碇谷:まず僕自身、この藤巻というキャラクターがすごく好きだったというのがあります。ただ、その藤巻が人を殺してしまって、逃亡生活をしている過程が原作の中では一切描写されていなかったので、それを描いたら面白いんじゃないかと考えたんです。だからある意味、原作では描かれていなかったものを補完するものでもあるんです。しかも今の時代にオリジナルで作るとなれば、いろいろな格闘技の要素も反映させていけるんじゃないか、と。それこそ原作の小説は、プロレス道場に空手家が殴り込みに行く、みたいな話から始まるわけなんです。それは今の時代にはちょっと合わないんじゃないかと思う部分もありました。ただ、リアルに今の格闘技に忠実に描こうとすると、物語としてはつまらないものになってしまう。最初はそういう描き方をするつもりでいたんですけど、なにしろいいパンチが一発当たればそこで終わっちゃう世界じゃないですか。

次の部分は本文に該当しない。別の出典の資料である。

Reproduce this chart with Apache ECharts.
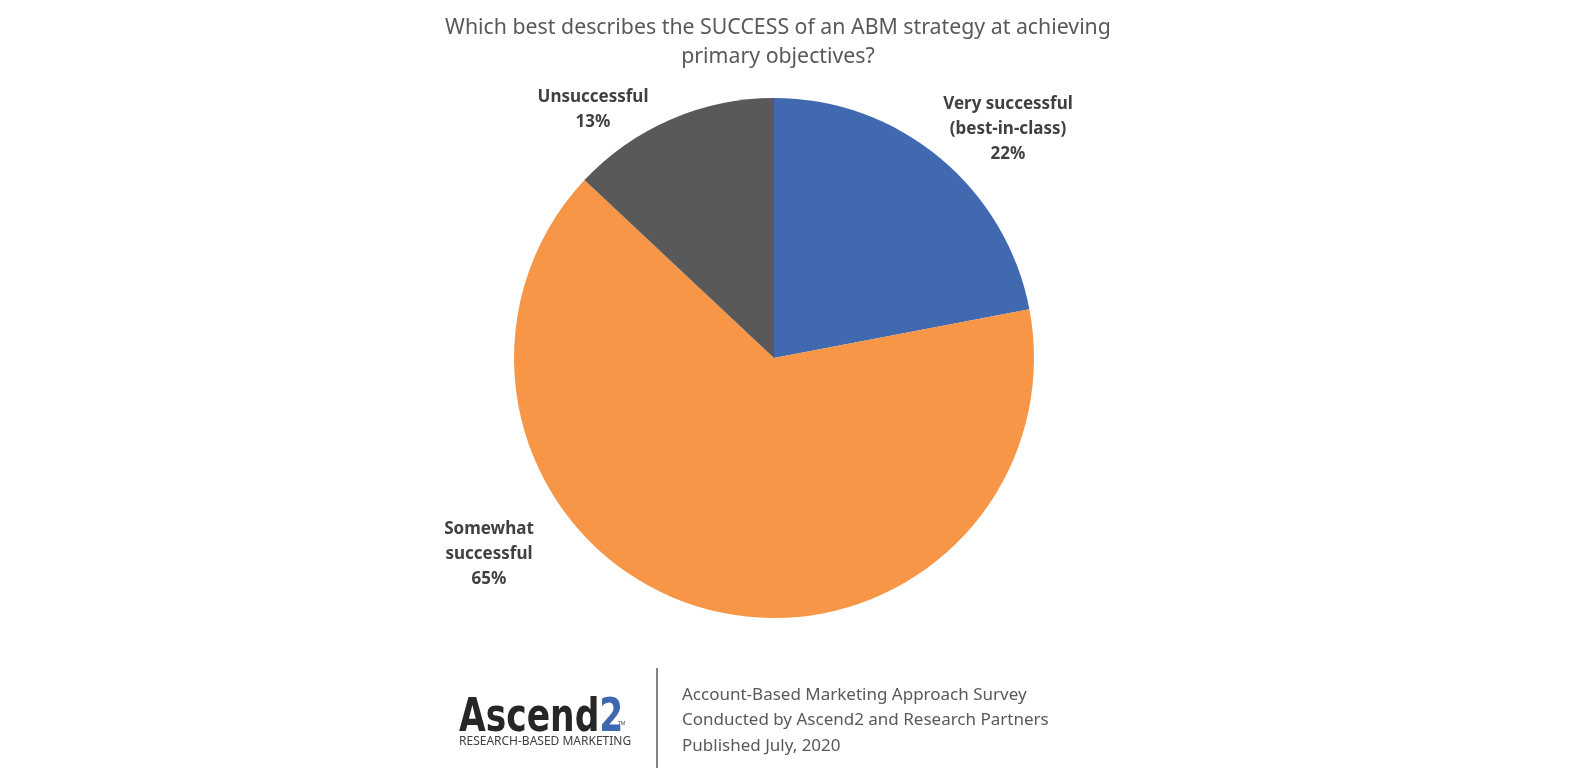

――確かに秒殺の世界ですからね。闘いの物語がすぐに終わってしまう。

碇谷:ええ。だからそのあたりの塩梅にはなかなか難しいものがありました。一撃でノックアウトということになると、話が続かないし(笑)。

上田:そのシーンに伴う音楽も、一音で終わってしまう(笑)。

――そういう意味では、この作品での格闘の描写は非現実的なのかもしれませんが、格闘シーンのリアルさにはだいぶこだわった作り方をされていますよね? さまざまな分野の格闘家の実写動画から画を起こすプロセスもあったそうですが。

碇谷:当初はプロの方に実際に動きを見せてもらって、それを参考にして描こうと思ってたんです。ただ、最近では僕らの作業環境も変わってきて、結構みんなデジタルで描くようになっていて。たとえば参考のために撮った映像をそのまま下に敷いて描く、というのも可能なんです。それを下敷きにしながらキャラクターを乗せていく手法を取ることができたので、すごくリアルなものになりましたね。その作業も、仕事とはいえすごく楽しかったです(笑)。

――格闘技の種類によって、スピード感とか“間”みたいなものも全然違いますからね。

碇谷:そう、やっぱり全然違うんですよね。レスリングの方、柔術の方なりの間の取り方があるし、みんなそれぞれに動き方とかが全然違っていて、興味深いものがありました。

上田:面白い話ですね。技術の進歩によってテクニックの使い方が変わることは、当然音楽の世界にもありますし。こうしてお話を聞いていて、ようやく「ああ、そうやって作ってるんだ」というのが見えてきました(笑)。